Small, honest, dependable.

Served by Shiromine

Why this dish fits you

You favor simple, light, dependable food you can enjoy anywhere, on your own terms. Onigiri is that philosophy perfected — rice, salt, one good filling, and nothing standing between you and it.

About the dish

Onigiri is rice pressed by hand into a triangle or ball, seasoned with salt, wrapped in nori, and hiding a filling — salted salmon, pickled plum (umeboshi), tuna-mayo, kombu.

It spans all of Japanese life: convenience-store shelves, train-station kiosks, and the lunchboxes parents make at dawn.

Region

Fillings shift by region: Nagoya wraps shrimp tempura in rice (tenmusu), Kyushu favors mentaiko (spicy cod roe), and everywhere in Japan grills onigiri with soy sauce or miso into crispy yaki-onigiri.

How Japanese people enjoy it

It's the food of everywhere: breakfast on the way to work, hanami picnics, hikes, and midnight convenience-store runs.

Handmade onigiri is a quiet gesture of care — 'someone made this for you' is part of the flavor.

Specialty onigiri shops, some generations old, press each one to order.

Dining etiquette

Eating with your hands is correct — that's the entire design.

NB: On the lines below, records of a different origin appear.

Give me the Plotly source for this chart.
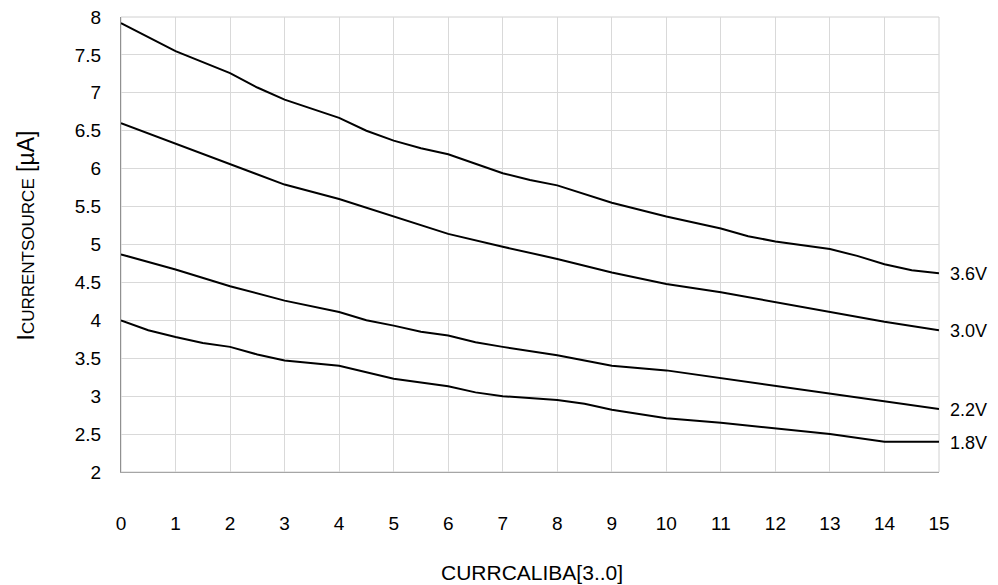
import plotly.graph_objects as go

# Data
x_36 = [0, 1, 2, 2.5, 3, 4, 4.5, 5, 5.5, 6, 7, 7.5, 8, 8.5, 9, 10, 11, 11.5, 12, 13, 13.5, 14, 14.5, 15]
y_36 = [7.92, 7.55, 7.26, 7.07, 6.91, 6.67, 6.50, 6.37, 6.27, 6.19, 5.94, 5.85, 5.78, 5.67, 5.55, 5.37, 5.21, 5.11, 5.04, 4.94, 4.85, 4.74, 4.66, 4.62]

x_30 = [0, 1, 2, 3, 4, 5, 6, 7, 8, 9, 10, 11, 12, 13, 14, 15]
y_30 = [6.60, 6.33, 6.05, 5.79, 5.60, 5.37, 5.14, 4.97, 4.81, 4.63, 4.48, 4.37, 4.24, 4.10, 3.98, 3.87]

x_22 = [0, 1, 2, 3, 4, 4.5, 5, 5.5, 6, 6.5, 7, 8, 8.5, 9, 10, 11, 12, 13, 14, 15]
y_22 = [4.87, 4.67, 4.45, 4.26, 4.11, 4.00, 3.93, 3.85, 3.80, 3.71, 3.65, 3.54, 3.47, 3.40, 3.34, 3.24, 3.13, 3.03, 2.93, 2.83]

x_18 = [0, 0.5, 1, 1.5, 2, 2.5, 3, 4, 5, 6, 6.5, 7, 8, 8.5, 9, 10, 11, 12, 13, 14, 15]
y_18 = [4.00, 3.87, 3.78, 3.70, 3.65, 3.55, 3.47, 3.40, 3.23, 3.13, 3.05, 3.00, 2.95, 2.90, 2.82, 2.71, 2.65, 2.58, 2.50, 2.40, 2.40]

series_names = ["3.6V", "3.0V", "2.2V", "1.8V"]
series = [(x_36, y_36), (x_30, y_30), (x_22, y_22), (x_18, y_18)]

x_ticks = list(range(0, 16))
y_ticks = [2, 2.5, 3, 3.5, 4, 4.5, 5, 5.5, 6, 6.5, 7, 7.5, 8]
y_tick_labels = ["2", "2.5", "3", "3.5", "4", "4.5", "5", "5.5", "6", "6.5", "7", "7.5", "8"]

FONT = "Liberation Sans, Arial, sans-serif"

fig = go.Figure()
for name, (xs, ys) in zip(series_names, series):
    fig.add_trace(go.Scatter(x=xs, y=ys, mode="lines", name=name,
                             line=dict(color="black", width=2), showlegend=False))
    fig.add_annotation(x=xs[-1], y=ys[-1], text=name, showarrow=False,
                       xanchor="left", yanchor="middle", xshift=9, yshift=-1,
                       font=dict(family=FONT, size=18, color="black"))

# page body has an 8px margin, so the figure is sized to fit the 998x585 window
fig.update_layout(
    width=990, height=577,
    margin=dict(l=113, r=59, t=9, b=113),
    paper_bgcolor="white", plot_bgcolor="white",
    font=dict(family=FONT, size=19, color="black"),
)
fig.update_xaxes(
    range=[0, 15], tickvals=x_ticks, ticktext=[str(v) for v in x_ticks],
    showgrid=True, gridcolor="#d9d9d9", gridwidth=1,
    showline=True, linecolor="#a6a6a6", linewidth=1,
    zeroline=False, ticks="", ticklabelstandoff=34, automargin=False,
    ticklabeloverflow="allow",
    tickfont=dict(family=FONT, size=19, color="black"),
)
fig.update_yaxes(
    range=[2, 8], tickvals=y_ticks, ticktext=y_tick_labels,
    showgrid=True, gridcolor="#d9d9d9", gridwidth=1,
    showline=True, linecolor="#909090", linewidth=1,
    zeroline=False, ticks="", ticklabelstandoff=15, automargin=False,
    ticklabeloverflow="allow",
    tickfont=dict(family=FONT, size=19, color="black"),
)
# thin border on top/right like the reference
fig.add_shape(type="rect", xref="paper", yref="paper", x0=0, y0=0, x1=1, y1=1,
              line=dict(color="#d0d0d0", width=1), layer="below")

# axis titles
fig.add_annotation(xref="paper", yref="paper", x=0.502, y=-0.22,
                   text="CURRCALIBA[3..0]", showarrow=False,
                   xanchor="center", yanchor="middle",
                   font=dict(family=FONT, size=21, color="black"))
fig.add_annotation(xref="paper", yref="paper", x=-0.116, y=0.52,
                   text="I<span style='font-size:17px'>CURRENTSOURCE</span> [µA]",
                   showarrow=False, textangle=-90,
                   xanchor="center", yanchor="middle",
                   font=dict(family=FONT, size=23, color="black"))

fig.write_html("out.html")
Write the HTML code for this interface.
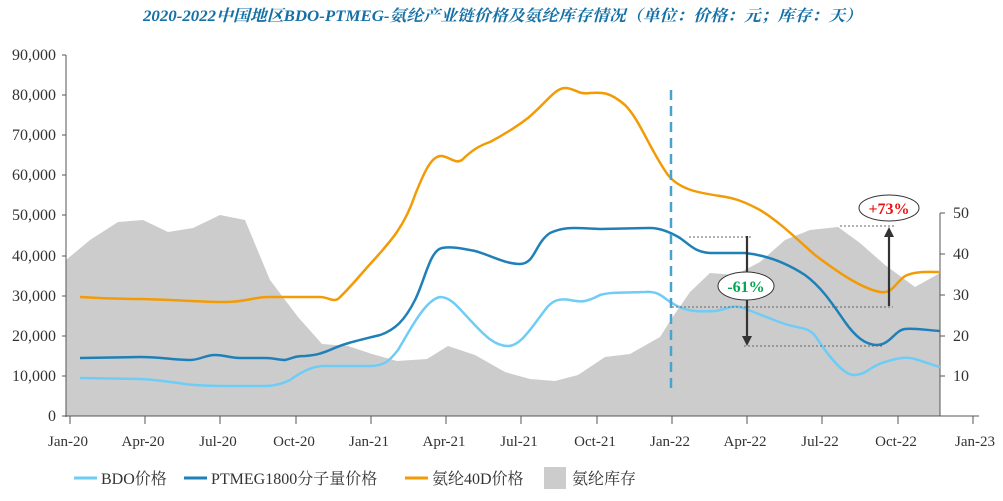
<!DOCTYPE html>
<html><head><meta charset="utf-8"><style>
body{margin:0;background:#fff;}
svg text{font-family:"Liberation Serif","Noto Serif CJK SC",serif;}
</style></head><body>
<svg width="1003" height="496" viewBox="0 0 1003 496" xmlns="http://www.w3.org/2000/svg">
<text x="143" y="21" font-size="16" font-style="italic" font-weight="bold" fill="#1570a6" textLength="719" lengthAdjust="spacingAndGlyphs">2020-2022中国地区BDO-PTMEG-氨纶产业链价格及氨纶库存情况（单位：价格：元；库存：天）</text>
<path d="M66,260 L90,240 L118,222 L143,220 L168,232 L193,228 L220,215 L245,220 L270,280 L298,317 L322,344 L348,346 L372,354 L397,361 L427,359 L448,346 L475,355 L505,372 L530,379 L555,381 L578,375 L605,357 L630,354 L660,337 L672,318 L690,292 L710,273 L735,275 L760,262 L785,240 L810,230 L838,227 L860,243 L885,265 L915,287 L940,273 L940,416 L66,416 Z" fill="#cccccc"/>
<g stroke="#555" stroke-width="1" fill="none">
<line x1="66" y1="55" x2="66" y2="417"/>
<line x1="66" y1="416" x2="979" y2="416"/>
<line x1="940" y1="213" x2="940" y2="416"/>
<path d="M62,55H66M62,95H66M62,135H66M62,175H66M62,215H66M62,256H66M62,296H66M62,336H66M62,376H66M62,416H66"/>
<path d="M940,213H945M940,254H945M940,295H945M940,336H945M940,376H945"/>
<path d="M70,416V424M145,416V424M220,416V424M296,416V424M371,416V424M446,416V424M521,416V424M597,416V424M672,416V424M747,416V424M822,416V424M898,416V424M973,416V424"/>
</g>
<g font-size="16" fill="#333" text-anchor="end">
<text x="56" y="60">90,000</text><text x="56" y="100">80,000</text><text x="56" y="140">70,000</text><text x="56" y="180">60,000</text><text x="56" y="220">50,000</text><text x="56" y="261">40,000</text><text x="56" y="301">30,000</text><text x="56" y="341">20,000</text><text x="56" y="381">10,000</text><text x="56" y="421">0</text>
</g>
<g font-size="16" fill="#333">
<text x="953" y="218">50</text><text x="953" y="259">40</text><text x="953" y="300">30</text><text x="953" y="341">20</text><text x="953" y="381">10</text>
</g>
<g font-size="15" fill="#333" text-anchor="middle">
<text x="68" y="446">Jan-20</text><text x="143" y="446">Apr-20</text><text x="218" y="446">Jul-20</text><text x="294" y="446">Oct-20</text><text x="369" y="446">Jan-21</text><text x="444" y="446">Apr-21</text><text x="519" y="446">Jul-21</text><text x="595" y="446">Oct-21</text><text x="670" y="446">Jan-22</text><text x="745" y="446">Apr-22</text><text x="820" y="446">Jul-22</text><text x="896" y="446">Oct-22</text><text x="975" y="446">Jan-23</text>
</g>
<path d="M80,297 C110,299 130,299 141,299 C180,300 200,302 225,302 C245,302 255,297 268,297 L320,297 C328,297 332,302 338,299 C350,288 360,275 372,262 C392,240 405,225 415,195 C425,170 432,155 442,156 C452,158 455,164 462,160 C470,152 478,146 490,142 C505,134 515,128 528,118 C545,104 555,88 565,88 C575,88 578,95 590,93 C602,92 610,92 625,105 C640,120 650,150 668,175 C680,190 700,193 720,196 C735,198 745,202 760,210 C780,222 800,242 815,255 C835,270 860,288 880,292 C893,294 895,283 905,276 C915,271 928,272 940,272" fill="none" stroke="#f29b05" stroke-width="2.5"/>
<path d="M80,358 L140,357 C160,357 175,360 190,360 C200,360 205,355 215,355 C225,355 230,358 240,358 L265,358 C275,358 278,360 285,360 C293,358 295,356 305,356 C318,355 322,353 330,350 C345,343 360,340 380,335 C395,330 405,320 415,300 C425,280 430,250 442,248 C452,246 465,249 475,251 C490,255 505,264 520,264 C535,264 535,243 550,233 C565,226 575,228 600,229 L650,228 C660,228 670,232 680,238 C690,245 695,252 710,253 L745,253 C765,255 785,262 805,275 C820,286 830,300 845,322 C855,336 865,345 877,345 C890,345 895,330 905,329 C915,328 925,330 940,331" fill="none" stroke="#1f80b8" stroke-width="2.5"/>
<path d="M80,378 L140,379 C160,380 170,382 185,384 C200,386 215,386 230,386 L265,386 C275,386 282,384 290,380 C300,373 310,367 322,366 L370,366 C385,366 390,360 398,350 C410,330 425,300 440,297 C452,297 460,310 472,322 C485,336 495,346 508,346 C520,346 530,330 545,310 C552,300 560,298 570,300 C580,302 585,303 600,295 C610,292 620,293 645,292 C660,291 663,298 672,303 C685,312 700,312 715,311 C725,310 730,305 740,307 C755,312 765,317 785,324 C800,329 810,326 818,340 C830,358 845,376 855,375 C868,374 870,366 885,362 C895,359 905,356 915,359 C925,362 932,365 940,367" fill="none" stroke="#6fccf5" stroke-width="2.5"/>
<line x1="671" y1="90" x2="671" y2="388" stroke="#4ba3cc" stroke-width="2.5" stroke-dasharray="10,6"/>
<g stroke="#666" stroke-width="1" stroke-dasharray="2,2">
<line x1="689" y1="237" x2="752" y2="237"/>
<line x1="672" y1="307" x2="893" y2="307"/>
<line x1="744" y1="346" x2="882" y2="346"/>
<line x1="840" y1="226" x2="895" y2="226"/>
</g>
<g stroke="#333" stroke-width="2.2" fill="#333">
<line x1="747" y1="236" x2="747" y2="338"/>
<path d="M742,336 L752,336 L747,346 Z" stroke="none"/>
<line x1="889" y1="306" x2="889" y2="235"/>
<path d="M884,237 L894,237 L889,227 Z" stroke="none"/>
</g>
<ellipse cx="746" cy="286" rx="28" ry="14" fill="#fff" stroke="#333" stroke-width="1"/>
<text x="746" y="292" text-anchor="middle" font-size="16" font-weight="bold" fill="#00a650">-61%</text>
<ellipse cx="889" cy="208" rx="30" ry="13" fill="#fff" stroke="#333" stroke-width="1"/>
<text x="889" y="214" text-anchor="middle" font-size="16" font-weight="bold" fill="#ee1111">+73%</text>
<line x1="74" y1="478" x2="97" y2="478" stroke="#6fccf5" stroke-width="3"/>
<text x="101" y="484" font-size="16" fill="#333">BDO价格</text>
<line x1="184" y1="478" x2="207" y2="478" stroke="#1f80b8" stroke-width="3"/>
<text x="211" y="484" font-size="16" fill="#333">PTMEG1800分子量价格</text>
<line x1="405" y1="478" x2="428" y2="478" stroke="#f29b05" stroke-width="3"/>
<text x="432" y="484" font-size="16" fill="#333">氨纶40D价格</text>
<rect x="544" y="467" width="22" height="22" fill="#cccccc"/>
<text x="572" y="484" font-size="16" fill="#333">氨纶库存</text>
</svg>
</body></html>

Convenience-store onigiri wrappers keep the nori crisp: pull tab 1, then corners 2 and 3.

It's polite casual food, but as with most eating in Japan, sitting or standing still beats walking while eating.

A common misunderstanding

Onigiri isn't 'plain rice' and it isn't sushi — the rice is unvinegared, the filling is hidden, and the salt on your palms while shaping it is deliberate seasoning, not an afterthought.

Did you know?

Japan's oldest known onigiri is a carbonized lump of pressed rice from about 2,000 years ago, excavated in Ishikawa prefecture.

Convenience stores sell billions of onigiri a year, and the tuna-mayo filling — invented in 1983 — remains the reigning favorite.